What the task requires = Transcribe the material word for word, but without the images.

Data section =

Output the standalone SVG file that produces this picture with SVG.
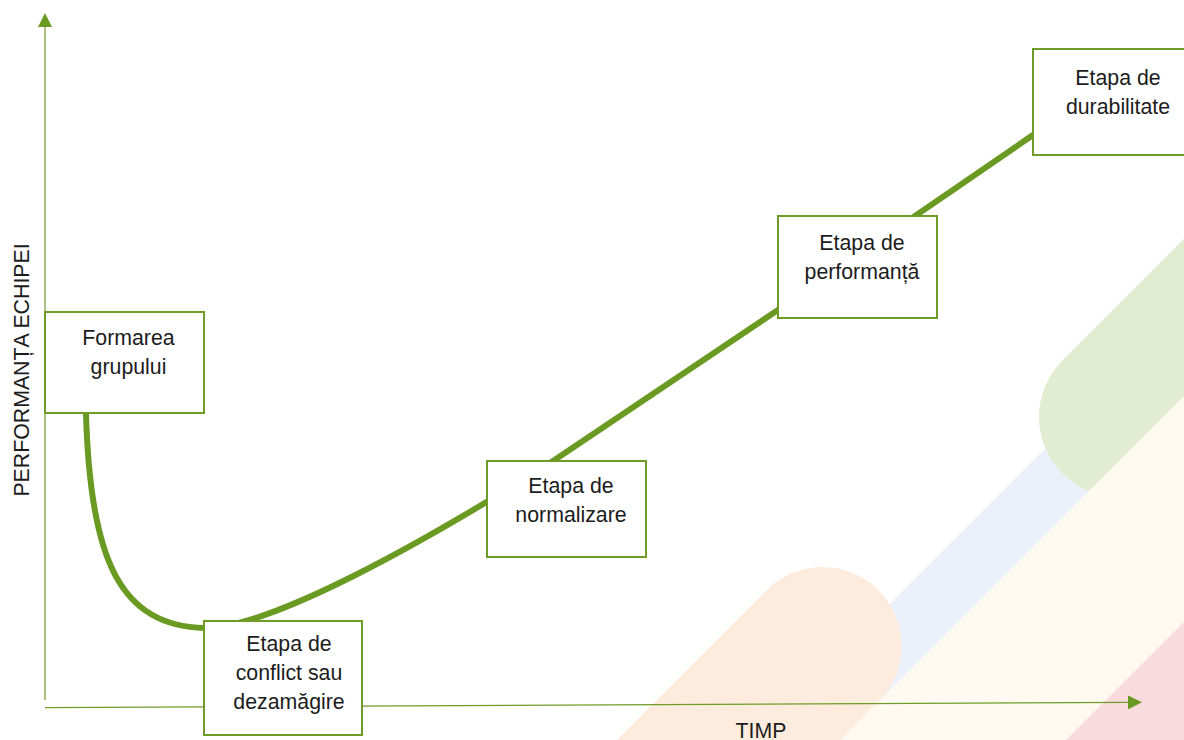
<svg xmlns="http://www.w3.org/2000/svg" width="1184" height="740" viewBox="0 0 1184 740">
<style>
.box{fill:#ffffff;stroke:#6e9c27;stroke-width:2}
.lbl{font-family:"Liberation Sans",Arial,Helvetica,sans-serif;font-size:21.3px;fill:#1c1c1c;text-anchor:middle}
.axis{fill:none;stroke:#6e9c27;stroke-width:1.2}
.curve{fill:none;stroke:#6b9a22;stroke-width:6;stroke-linecap:round}
</style>
<defs>
<marker id="arrow" viewBox="0 0 14 14" refX="0" refY="7" markerWidth="14" markerHeight="14" markerUnits="userSpaceOnUse" orient="auto">
<path d="M0,0 L14,7 L0,14 z" fill="#6b9a22"/>
</marker>
</defs>
<rect width="1184" height="740" fill="#ffffff"/>
<g id="background">
<line x1="1300" y1="307" x2="700" y2="907" stroke="#eaf1fb" stroke-width="160"/>
<line x1="1119" y1="417" x2="1500" y2="36" stroke="#e2ecd1" stroke-width="160" stroke-linecap="round"/>
<line x1="822.5" y1="646" x2="522.5" y2="946" stroke="#fdecdd" stroke-width="158" stroke-linecap="round"/>
<polygon points="1580,0 1900,0 1160,740 840,740" fill="#fefaf1"/>
<polygon points="1806,0 2600,0 2600,740 1066,740" fill="#f9dbde"/>
</g>
<g id="connectors">
<line class="axis" x1="45" y1="700" x2="45" y2="27" marker-end="url(#arrow)"/>
<line class="axis" x1="45" y1="707.7" x2="1128" y2="702.4" marker-end="url(#arrow)"/>
<path class="curve" d="M86,413 C90,560 120,626 205,628 C270,628 420,545 553,461 L778,310 L1033,135"/>
</g>
<text class="lbl" transform="translate(29,370) rotate(-90)">PERFORMANȚA ECHIPEI</text>
<text class="lbl" x="761" y="738">TIMP</text>
<g id="formarea">
<rect class="box" x="45" y="312" width="159" height="101"/>
<text class="lbl" x="128.5" y="345">Formarea</text>
<text class="lbl" x="128.5" y="374">grupului</text>
</g>
<g id="conflict">
<rect class="box" x="204" y="621" width="158" height="114"/>
<text class="lbl" x="289" y="651">Etapa de</text>
<text class="lbl" x="289" y="680">conflict sau</text>
<text class="lbl" x="289" y="709">dezamăgire</text>
</g>
<g id="normalizare">
<rect class="box" x="487" y="461" width="159" height="96"/>
<text class="lbl" x="571" y="493">Etapa de</text>
<text class="lbl" x="571" y="522">normalizare</text>
</g>
<g id="performanta">
<rect class="box" x="778" y="216" width="159" height="102"/>
<text class="lbl" x="862" y="250">Etapa de</text>
<text class="lbl" x="862" y="279">performanță</text>
</g>
<g id="durabilitate">
<rect class="box" x="1033" y="49" width="160" height="106"/>
<text class="lbl" x="1118" y="85">Etapa de</text>
<text class="lbl" x="1118" y="113.5">durabilitate</text>
</g>
</svg>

Final result =
Output the standalone SVG file that produces this picture with SVG.
<svg xmlns="http://www.w3.org/2000/svg" width="1184" height="740" viewBox="0 0 1184 740">
<style>
.box{fill:#ffffff;stroke:#6e9c27;stroke-width:2}
.lbl{font-family:"Liberation Sans",Arial,Helvetica,sans-serif;font-size:21.3px;fill:#1c1c1c;text-anchor:middle}
.axis{fill:none;stroke:#6e9c27;stroke-width:1.2}
.curve{fill:none;stroke:#6b9a22;stroke-width:6;stroke-linecap:round}
</style>
<defs>
<marker id="arrow" viewBox="0 0 14 14" refX="0" refY="7" markerWidth="14" markerHeight="14" markerUnits="userSpaceOnUse" orient="auto">
<path d="M0,0 L14,7 L0,14 z" fill="#6b9a22"/>
</marker>
</defs>
<rect width="1184" height="740" fill="#ffffff"/>
<g id="background">
<line x1="1300" y1="307" x2="700" y2="907" stroke="#eaf1fb" stroke-width="160"/>
<line x1="1119" y1="417" x2="1500" y2="36" stroke="#e2ecd1" stroke-width="160" stroke-linecap="round"/>
<line x1="822.5" y1="646" x2="522.5" y2="946" stroke="#fdecdd" stroke-width="158" stroke-linecap="round"/>
<polygon points="1580,0 1900,0 1160,740 840,740" fill="#fefaf1"/>
<polygon points="1806,0 2600,0 2600,740 1066,740" fill="#f9dbde"/>
</g>
<g id="connectors">
<line class="axis" x1="45" y1="700" x2="45" y2="27" marker-end="url(#arrow)"/>
<line class="axis" x1="45" y1="707.7" x2="1128" y2="702.4" marker-end="url(#arrow)"/>
<path class="curve" d="M86,413 C90,560 120,626 205,628 C270,628 420,545 553,461 L778,310 L1033,135"/>
</g>
<text class="lbl" transform="translate(29,370) rotate(-90)">PERFORMANȚA ECHIPEI</text>
<text class="lbl" x="761" y="738">TIMP</text>
<g id="formarea">
<rect class="box" x="45" y="312" width="159" height="101"/>
<text class="lbl" x="128.5" y="345">Formarea</text>
<text class="lbl" x="128.5" y="374">grupului</text>
</g>
<g id="conflict">
<rect class="box" x="204" y="621" width="158" height="114"/>
<text class="lbl" x="289" y="651">Etapa de</text>
<text class="lbl" x="289" y="680">conflict sau</text>
<text class="lbl" x="289" y="709">dezamăgire</text>
</g>
<g id="normalizare">
<rect class="box" x="487" y="461" width="159" height="96"/>
<text class="lbl" x="571" y="493">Etapa de</text>
<text class="lbl" x="571" y="522">normalizare</text>
</g>
<g id="performanta">
<rect class="box" x="778" y="216" width="159" height="102"/>
<text class="lbl" x="862" y="250">Etapa de</text>
<text class="lbl" x="862" y="279">performanță</text>
</g>
<g id="durabilitate">
<rect class="box" x="1033" y="49" width="160" height="106"/>
<text class="lbl" x="1118" y="85">Etapa de</text>
<text class="lbl" x="1118" y="113.5">durabilitate</text>
</g>
</svg>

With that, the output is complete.